Aunque su reglamentación e implementación están pendientes, la reforma al sistema peruano de pensiones es hoy un hecho, tras su aprobación en el Congreso de la República. Ya en este espacio he señalado las razones por las que, sin ser ideal, la norma aprobada sin duda nos permitirá dar pasos en la dirección correcta.
Entre otras medidas, la reforma introduce una pensión mínima, permite la entrada de más competidores al sistema privado, introduce la “pensión por consumo”, crea la comisión por productividad (sujeta a la rentabilidad conseguida para el afiliado), incorpora gradualmente a los trabajadores independientes, entre otros elementos positivos.

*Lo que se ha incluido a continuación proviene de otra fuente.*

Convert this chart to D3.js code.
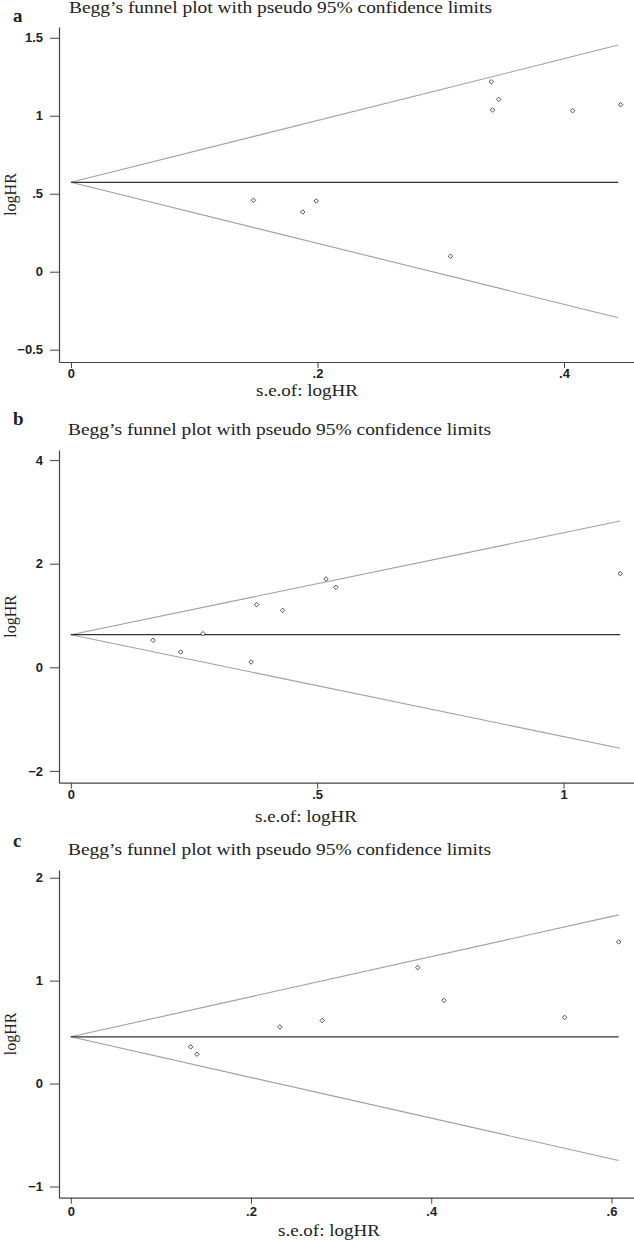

Algunas de las medidas que introduce la reforma, evidentemente, suponen un costo fiscal, y este es precisamente uno de los elementos que más atención ha recibido en el debate de la norma. Y está bien que así sea, pues algo fundamental a evaluar en toda propuesta de política pública es su impacto en el presupuesto público y su sostenibilidad a través del tiempo. Al respecto, considero importante destacar tres ideas.

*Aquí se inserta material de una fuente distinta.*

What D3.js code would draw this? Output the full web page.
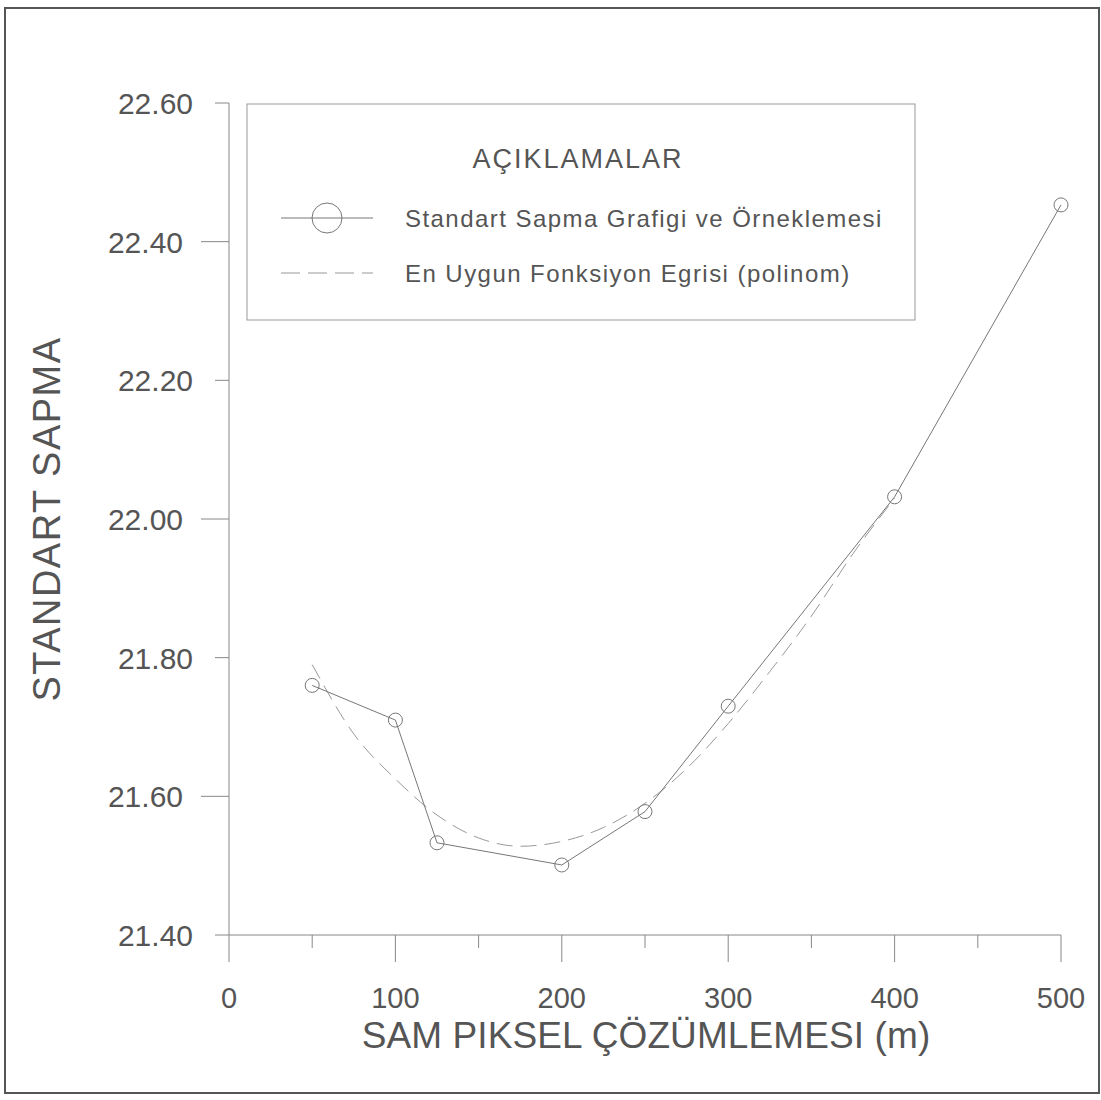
<!DOCTYPE html>
<meta charset="utf-8">
<style>
body { margin: 0; background: #fff; }
text { font-family: "Liberation Sans", Arial, sans-serif; fill: #555; }
</style>
<svg width="1101" height="1100" id="svg"></svg>
<script src="https://d3js.org/d3.v7.min.js"></script>
<script>

// sample points (SAM pixel resolution in m, standard deviation)
var resolution = [50, 100, 125, 200, 250, 300, 400, 500];
var stdDev = [21.76, 21.71, 21.533, 21.501, 21.578, 21.73, 22.032, 22.453];

// best fit polynomial curve
var fitX = [50, 75, 100, 125, 150, 175, 200, 225, 250, 275, 300, 325, 350, 375, 400];
var fitY = [21.79, 21.69, 21.625, 21.573, 21.54, 21.528, 21.535, 21.555, 21.59, 21.64, 21.705, 21.78, 21.86, 21.95, 22.03];

var xTicks = [0, 50, 100, 150, 200, 250, 300, 350, 400, 450, 500];
var xLabels = [0, 100, 200, 300, 400, 500];
var yTicks = [21.4, 21.6, 21.8, 22.0, 22.2, 22.4, 22.6];
var yLongTicks = [21.6, 22.0, 22.4];

var svg = d3.select("svg");

var x = d3.scaleLinear().domain([0, 500]).range([229, 1061]);
var y = d3.scaleLinear().domain([21.4, 22.6]).range([935, 103]);

// outer frame
svg.append("rect")
    .attr("x", 5).attr("y", 8)
    .attr("width", 1094).attr("height", 1085)
    .attr("fill", "none")
    .attr("stroke", "#555")
    .attr("stroke-width", 2);

// axes
var xAxis = svg.append("g");
xAxis.append("line")
    .attr("x1", x(0)).attr("x2", x(500))
    .attr("y1", y(21.4)).attr("y2", y(21.4))
    .attr("stroke", "#888");
xAxis.selectAll(".xt")
    .data(xTicks)
  .enter().append("line")
    .attr("x1", function(d) { return x(d); })
    .attr("x2", function(d) { return x(d); })
    .attr("y1", y(21.4))
    .attr("y2", function(d) { return y(21.4) + (d % 100 === 0 ? 27 : 13); })
    .attr("stroke", "#888");
xAxis.selectAll(".xl")
    .data(xLabels)
  .enter().append("text")
    .attr("x", function(d) { return x(d); })
    .attr("y", 1008)
    .attr("text-anchor", "middle")
    .attr("font-size", 29)
    .text(function(d) { return d; });

var yAxis = svg.append("g");
yAxis.append("line")
    .attr("x1", x(0)).attr("x2", x(0))
    .attr("y1", y(21.4)).attr("y2", y(22.6))
    .attr("stroke", "#888");
yAxis.selectAll(".yt")
    .data(yTicks)
  .enter().append("line")
    .attr("x1", function(d) { return x(0) - (yLongTicks.indexOf(d) >= 0 ? 28 : 14); })
    .attr("x2", x(0))
    .attr("y1", function(d) { return y(d); })
    .attr("y2", function(d) { return y(d); })
    .attr("stroke", "#888");
yAxis.selectAll(".yl")
    .data(yTicks)
  .enter().append("text")
    .attr("x", function(d) { return x(0) - (yLongTicks.indexOf(d) >= 0 ? 46 : 36); })
    .attr("y", function(d) { return y(d) + 11; })
    .attr("text-anchor", "end")
    .attr("font-size", 30)
    .text(function(d) { return d.toFixed(2); });

// axis titles
svg.append("text")
    .attr("x", 646).attr("y", 1048)
    .attr("text-anchor", "middle")
    .attr("font-size", 37)
    .attr("letter-spacing", 0.1)
    .text("SAM PIKSEL ÇÖZÜMLEMESI (m)");
svg.append("text")
    .attr("transform", "translate(60," + y(22.0) + ") rotate(-90)")
    .attr("text-anchor", "middle")
    .attr("font-size", 38)
    .attr("letter-spacing", 1.5)
    .text("STANDART SAPMA");

// fit curve
var fitLine = d3.line()
    .x(function(d) { return x(d[0]); })
    .y(function(d) { return y(d[1]); })
    .curve(d3.curveMonotoneX);
svg.append("path")
    .datum(d3.zip(fitX, fitY))
    .attr("d", fitLine)
    .attr("fill", "none")
    .attr("stroke", "#999")
    .attr("stroke-dasharray", "16,8");

// data line
var dataLine = d3.line()
    .x(function(d) { return x(d[0]); })
    .y(function(d) { return y(d[1]); });
svg.append("path")
    .datum(d3.zip(resolution, stdDev))
    .attr("d", dataLine)
    .attr("fill", "none")
    .attr("stroke", "#777");
svg.selectAll(".pt")
    .data(d3.zip(resolution, stdDev))
  .enter().append("circle")
    .attr("cx", function(d) { return x(d[0]); })
    .attr("cy", function(d) { return y(d[1]); })
    .attr("r", 7)
    .attr("fill", "none")
    .attr("stroke", "#777");

// legend
var legend = svg.append("g");
legend.append("rect")
    .attr("x", 247).attr("y", 104)
    .attr("width", 668).attr("height", 216)
    .attr("fill", "#fff")
    .attr("stroke", "#999");
legend.append("text")
    .attr("x", 578).attr("y", 168)
    .attr("text-anchor", "middle")
    .attr("font-size", 27)
    .attr("letter-spacing", 2)
    .text("AÇIKLAMALAR");
legend.append("line")
    .attr("x1", 281).attr("x2", 373).attr("y1", 218).attr("y2", 218)
    .attr("stroke", "#777");
legend.append("circle")
    .attr("cx", 327).attr("cy", 218).attr("r", 15)
    .attr("fill", "none").attr("stroke", "#777");
legend.append("text")
    .attr("x", 405).attr("y", 227)
    .attr("font-size", 24)
    .attr("letter-spacing", 1.45)
    .text("Standart Sapma Grafigi ve Örneklemesi");
legend.append("line")
    .attr("x1", 281).attr("x2", 373).attr("y1", 273).attr("y2", 273)
    .attr("stroke", "#999")
    .attr("stroke-dasharray", "19,8");
legend.append("text")
    .attr("x", 405).attr("y", 282)
    .attr("font-size", 24)
    .attr("letter-spacing", 1.45)
    .text("En Uygun Fonksiyon Egrisi (polinom)");

</script>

La primera es que no será posible lograr un cambio significativo en el nivel de pensiones que recibimos los peruanos si es que no hay un esfuerzo colectivo para destinar más recursos presentes a nuestra jubilación futura. Y, aunque este esfuerzo debe recaer fundamentalmente en los propios trabajadores, también debe alcanzar al Estado.
Tengamos en cuenta que el nivel de recursos que hoy asignamos como país para fines previsionales es mínimo para cualquier estándar. Nuestro ahorro previsional actual equivale a un 1.2% del PBI (4.5% del gasto público). A manera de comparación, las naciones integrantes de la OCDE destinan en promedio 9.2% del PBI (21.6% de su gasto público). Aunque no es realista ponernos al nivel de la OCDE, sí es posible y necesario igualar, por lo menos, los niveles de la región.

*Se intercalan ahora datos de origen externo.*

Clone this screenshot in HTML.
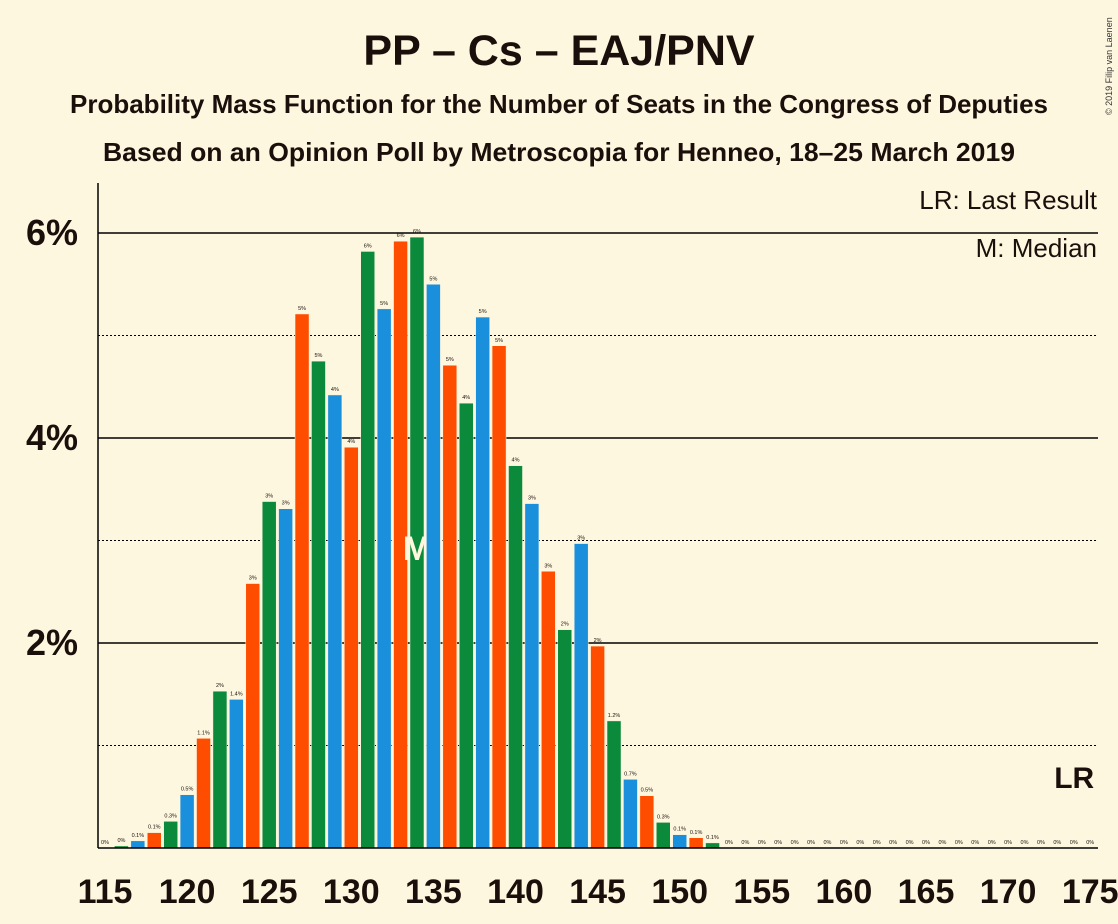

Este elemento es fundamental, pues por más alta que sea la rentabilidad que el ahorro previsional recibe (en el sistema privado se ha logrado un 10% anual promedio en sus 30 años), si el nivel de ahorro es bajo, las pensiones inevitablemente también lo serán.
El segundo elemento que considero importante destacar es que el costo de la reforma aprobada (o de cualquier otra reforma) no debe ser comparado con el gasto previsional actual. Ello porque, dada las tendencias demográficas y la situación de la ONP y del programa Pensión65, será inevitable que el Estado vaya año a año destinando mayores recursos para ambos fines, a medida que se profundiza la tendencia de envejecimiento poblacional. Es decir, el costo de la reforma debe ser comparado con un escenario contrafactual con supuestos realistas. Y ese escenario, indudablemente, traerá costos crecientes.
Un tercer elemento por considerar es que las estimaciones de costos siempre serán eso: estimaciones. Es imposible predecir con exactitud magnitudes que dependen de tantas variables y que se harán efectivas en el muy largo plazo. Por ello, lo necesario para tomar decisiones es contar con ejercicios cuyos supuestos y metodología sean realistas y públicamente conocidos. En ese sentido, la principal estimación realizada sobre los costos fiscales de la reforma previsional, con supuestos y metodología publicados, arroja un costo perfectamente manejable. Se trata del estudio elaborado por la consultora Macroconsult, que estima que el impacto fiscal de la reforma estará entre el 0.19% del PBI, en el escenario más optimista, y el 0.33%, en el escenario más pesimista. Ambas cifras consideran un horizonte de más de 40 años, entre 2024 y 2070.
Ello sugiere que, incluso en el escenario más pesimista, se trata de una reforma con costos perfectamente manejables, que no pone en riesgo la sostenibilidad de las finanzas públicas.
Sin duda, preservar nuestra estabilidad fiscal debe ser un objetivo central en el diseño de toda política pública. No obstante, ello no equivale a mantener un gasto público inmóvil, sino más bien a que todo incremento sea planificado, gradual, y guarde coherencia con la trayectoria futura de los ingresos públicos.
Negarse a cualquier reforma que conlleve un esfuerzo fiscal supondría cerrarse a la posibilidad de ir, paso a paso, a un sistema de protección social que funcione mejor para todos.